By Catholic Review Staff
The Maryland Catholic Conference said that President Barack Obama’s May 9 statement in support of same-sex marriage “does not change anything on the substance of the issue” in Maryland.
The MCC is currently working with the Maryland Marriage Alliance to put the state’s same-sex marriage law to popular vote in the fall.
“For us in Maryland, the vote on marriage this November has nothing to do with politics,” said MCC Executive Director Mary Ellen Russell in a written statement May 9. “It will be a vote on the issue of marriage itself.”
Russell noted that marriage pre-dates Democrats and Republicans and the Electoral College.
“The definition of marriage is not a matter of politics,” she added. “It is a matter of values and the foundation of society and family.”
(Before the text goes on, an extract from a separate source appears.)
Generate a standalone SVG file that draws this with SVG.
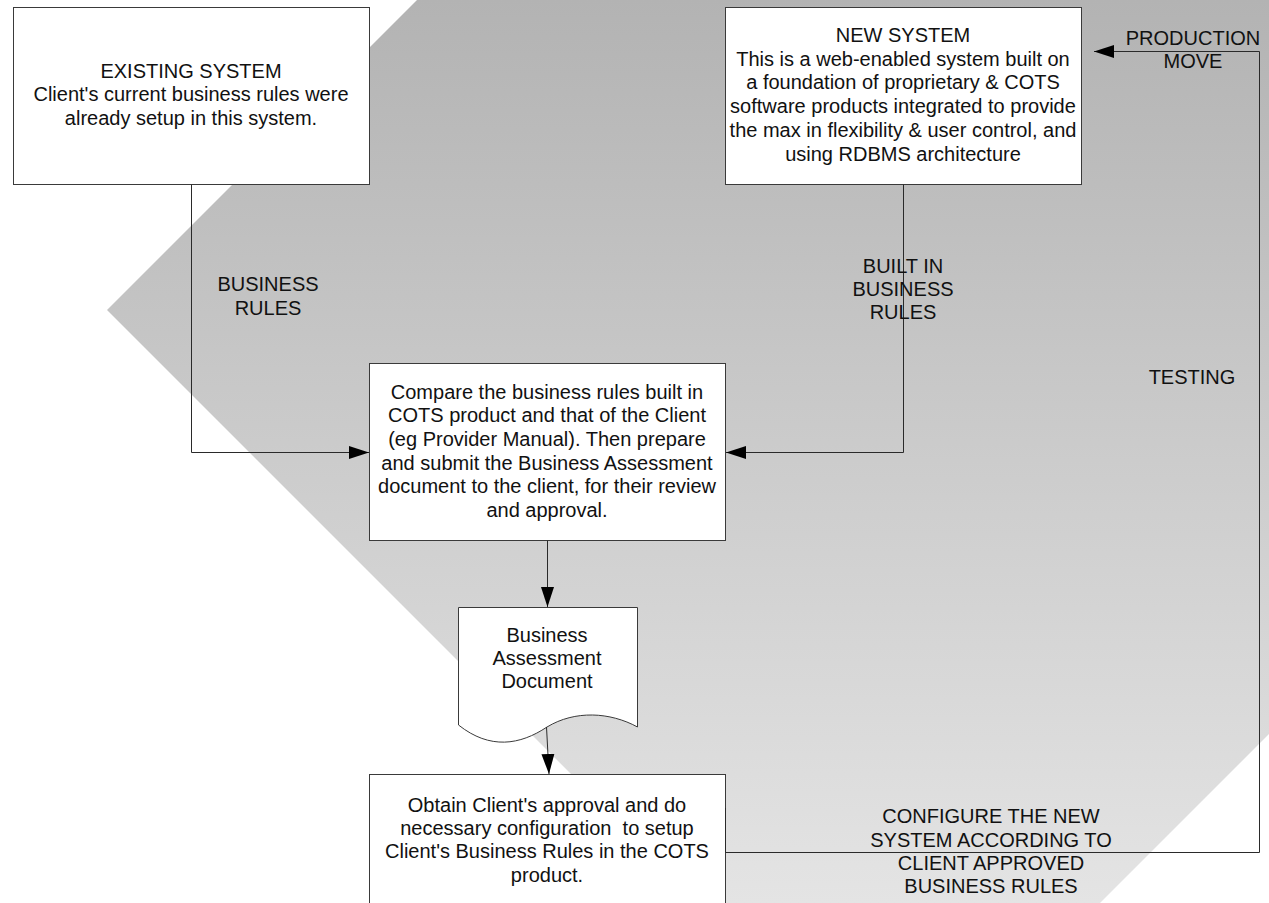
<svg xmlns="http://www.w3.org/2000/svg" width="1269" height="903" viewBox="0 0 1269 903">
<defs>
<linearGradient id="bg" x1="0" y1="0" x2="0" y2="903" gradientUnits="userSpaceOnUse">
<stop offset="0" stop-color="#b3b3b3"/>
<stop offset="1" stop-color="#e4e4e4"/>
</linearGradient>
<marker id="arr" markerUnits="userSpaceOnUse" markerWidth="20" markerHeight="14" refX="20" refY="7" orient="auto">
<path d="M0,0.5 L20,7 L0,13.5 Z" fill="#000"/>
</marker>
</defs>
<style>
.box{fill:#fff;stroke:#3a3a3a;stroke-width:1}
.t{font-family:"Liberation Sans",Arial,sans-serif;font-size:20px;fill:#111;text-anchor:middle}
.c{fill:none;stroke:#2a2a2a;stroke-width:1}
</style>
<rect width="1269" height="903" fill="#fff"/>
<polygon id="backdrop" points="417,0 1269,0 1269,734 1100,903 700,903 107,310" fill="url(#bg)"/>

<g id="existing">
<rect class="box" x="13.5" y="7.5" width="356" height="177"/>
<text class="t" x="191" y="77.5">EXISTING SYSTEM</text>
<text class="t" x="191" y="101">Client's current business rules were</text>
<text class="t" x="191" y="124.5">already setup in this system.</text>
</g>

<g id="newsystem">
<rect class="box" x="725.5" y="7.5" width="356" height="177"/>
<text class="t" x="903" y="42">NEW SYSTEM</text>
<text class="t" x="903" y="65.7">This is a web-enabled system built on</text>
<text class="t" x="903" y="89.4">a foundation of proprietary &amp; COTS</text>
<text class="t" x="903" y="113.1">software products integrated to provide</text>
<text class="t" x="903" y="136.8">the max in flexibility &amp; user control, and</text>
<text class="t" x="903" y="160.5">using RDBMS architecture</text>
</g>

<g id="compare">
<rect class="box" x="369.5" y="363.5" width="356" height="177"/>
<text class="t" x="547" y="398.5">Compare the business rules built in</text>
<text class="t" x="547" y="422.2">COTS product and that of the Client</text>
<text class="t" x="547" y="445.9">(eg Provider Manual). Then prepare</text>
<text class="t" x="547" y="469.6">and submit the Business Assessment</text>
<text class="t" x="547" y="493.3">document to the client, for their review</text>
<text class="t" x="547" y="517">and approval.</text>
</g>

<g id="document">
<path class="box" d="M458.5,607.5 H637.5 V727 C610,712 575,710 547,727 C520,745 490,750 458.5,725 Z"/>
<text class="t" x="547" y="642">Business</text>
<text class="t" x="547" y="665">Assessment</text>
<text class="t" x="547" y="688">Document</text>
</g>

<g id="configure">
<rect class="box" x="369.5" y="774.5" width="356" height="140"/>
<text class="t" x="547" y="811.7">Obtain Client's approval and do</text>
<text class="t" x="547" y="835" xml:space="preserve">necessary configuration  to setup</text>
<text class="t" x="547" y="858.3">Client's Business Rules in the COTS</text>
<text class="t" x="547" y="881.7">product.</text>
</g>

<g id="connectors">
<path class="c" d="M191.5,184.5 V452.5 H369" marker-end="url(#arr)"/>
<path class="c" d="M903.5,184.5 V452.5 H726" marker-end="url(#arr)"/>
<path class="c" d="M547.5,540.5 V607" marker-end="url(#arr)"/>
<path class="c" d="M546.5,727 L549,774" marker-end="url(#arr)"/>
<path class="c" d="M725.5,808 V852.5 H1259.5 V51.5 H1094" marker-end="url(#arr)"/>
<text class="t" x="268" y="291">BUSINESS</text>
<text class="t" x="268" y="315">RULES</text>
<text class="t" x="903" y="273">BUILT IN</text>
<text class="t" x="903" y="296">BUSINESS</text>
<text class="t" x="903" y="319">RULES</text>
<text class="t" x="1192" y="384">TESTING</text>
<text class="t" x="1193" y="45">PRODUCTION</text>
<text class="t" x="1193" y="68">MOVE</text>
<text class="t" x="991" y="823.3">CONFIGURE THE NEW</text>
<text class="t" x="991" y="846.7">SYSTEM ACCORDING TO</text>
<text class="t" x="991" y="870">CLIENT APPROVED</text>
<text class="t" x="991" y="893.3">BUSINESS RULES</text>
</g>
</svg>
The statement said the MCC is “confident that Marylanders will join voters – now in 32 other states – in upholding marriage as between one man and one woman,” she said.
The MCC advocates for the public policy positions of the state’s Catholic bishops.
Obama told ABC News May 9 that his position on same-sex marriage has evolved over time and that he had “concluded that for me personally, it is important for me to go ahead and affirm that I think same-sex couples should be able to get married.”
The Maryland Marriage Alliance announced May 2 that a petition to put the state’s new same-sex marriage law to popular vote has collected more than 30,000 voter signatures, marking the drive’s halfway point.
Nearly 56,000 valid signatures are needed by June 30 to add the measure as a referendum to the November ballot, with half due May 31 to the Maryland State Board of Elections.
In February, The Maryland General Assembly passed a bill changing the state’s definition of marriage, making it legal for same-sex couples to wed. Gov. Martin J. O’Malley signed the measure into law March 1. It is scheduled to take effect next year.
Obama spoke in support of same-sex marriage one day after North Carolina voters approved an amendment to the state’s constitution to define marriage as a union between one man and one woman.